▶ [Given material]
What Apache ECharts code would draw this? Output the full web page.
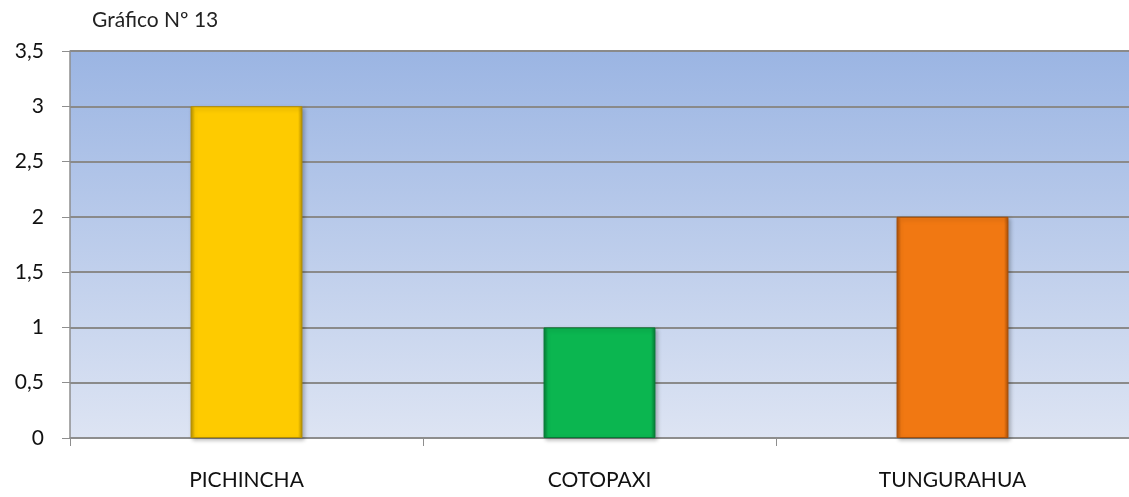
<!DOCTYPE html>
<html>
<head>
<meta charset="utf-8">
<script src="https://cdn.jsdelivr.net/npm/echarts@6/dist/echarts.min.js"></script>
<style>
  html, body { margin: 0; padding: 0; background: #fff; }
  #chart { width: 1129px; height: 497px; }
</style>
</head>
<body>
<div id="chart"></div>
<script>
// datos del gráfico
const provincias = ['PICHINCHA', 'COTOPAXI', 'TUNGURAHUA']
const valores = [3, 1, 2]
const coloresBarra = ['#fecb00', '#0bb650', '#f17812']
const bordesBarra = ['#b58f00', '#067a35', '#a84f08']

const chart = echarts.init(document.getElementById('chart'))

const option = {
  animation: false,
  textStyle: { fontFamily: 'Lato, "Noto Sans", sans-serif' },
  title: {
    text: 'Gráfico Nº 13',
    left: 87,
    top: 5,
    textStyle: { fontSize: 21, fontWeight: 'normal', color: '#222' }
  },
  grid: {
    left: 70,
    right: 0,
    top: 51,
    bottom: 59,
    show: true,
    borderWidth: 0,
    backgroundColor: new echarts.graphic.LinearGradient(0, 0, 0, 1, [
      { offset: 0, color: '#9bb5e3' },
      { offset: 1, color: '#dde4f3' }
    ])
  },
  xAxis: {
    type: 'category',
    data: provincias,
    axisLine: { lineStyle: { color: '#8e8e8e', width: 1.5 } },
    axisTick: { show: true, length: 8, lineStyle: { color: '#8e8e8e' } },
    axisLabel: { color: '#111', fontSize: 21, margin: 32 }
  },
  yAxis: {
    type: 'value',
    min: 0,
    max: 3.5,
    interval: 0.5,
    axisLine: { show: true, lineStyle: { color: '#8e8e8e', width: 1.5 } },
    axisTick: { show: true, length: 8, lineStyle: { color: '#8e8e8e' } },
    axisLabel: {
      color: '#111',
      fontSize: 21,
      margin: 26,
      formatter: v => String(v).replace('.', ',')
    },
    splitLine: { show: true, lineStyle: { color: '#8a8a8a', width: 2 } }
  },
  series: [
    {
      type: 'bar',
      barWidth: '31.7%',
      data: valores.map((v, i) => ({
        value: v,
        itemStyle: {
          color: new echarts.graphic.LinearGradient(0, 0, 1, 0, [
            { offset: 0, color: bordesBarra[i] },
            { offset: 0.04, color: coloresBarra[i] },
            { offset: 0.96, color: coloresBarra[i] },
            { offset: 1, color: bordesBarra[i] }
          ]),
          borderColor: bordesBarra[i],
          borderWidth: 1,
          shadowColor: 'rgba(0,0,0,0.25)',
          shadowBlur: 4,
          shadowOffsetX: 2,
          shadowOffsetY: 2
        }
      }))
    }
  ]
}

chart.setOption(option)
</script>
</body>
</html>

▶ [Requirement] Up to and including the line with "const chart = echarts.init(document.getElementById('chart'))", copy the data above from its first line. Skip pictures.

▶ [Result of this task]
What Apache ECharts code would draw this? Output the full web page.
<!DOCTYPE html>
<html>
<head>
<meta charset="utf-8">
<script src="https://cdn.jsdelivr.net/npm/echarts@6/dist/echarts.min.js"></script>
<style>
  html, body { margin: 0; padding: 0; background: #fff; }
  #chart { width: 1129px; height: 497px; }
</style>
</head>
<body>
<div id="chart"></div>
<script>
// datos del gráfico
const provincias = ['PICHINCHA', 'COTOPAXI', 'TUNGURAHUA']
const valores = [3, 1, 2]
const coloresBarra = ['#fecb00', '#0bb650', '#f17812']
const bordesBarra = ['#b58f00', '#067a35', '#a84f08']

const chart = echarts.init(document.getElementById('chart'))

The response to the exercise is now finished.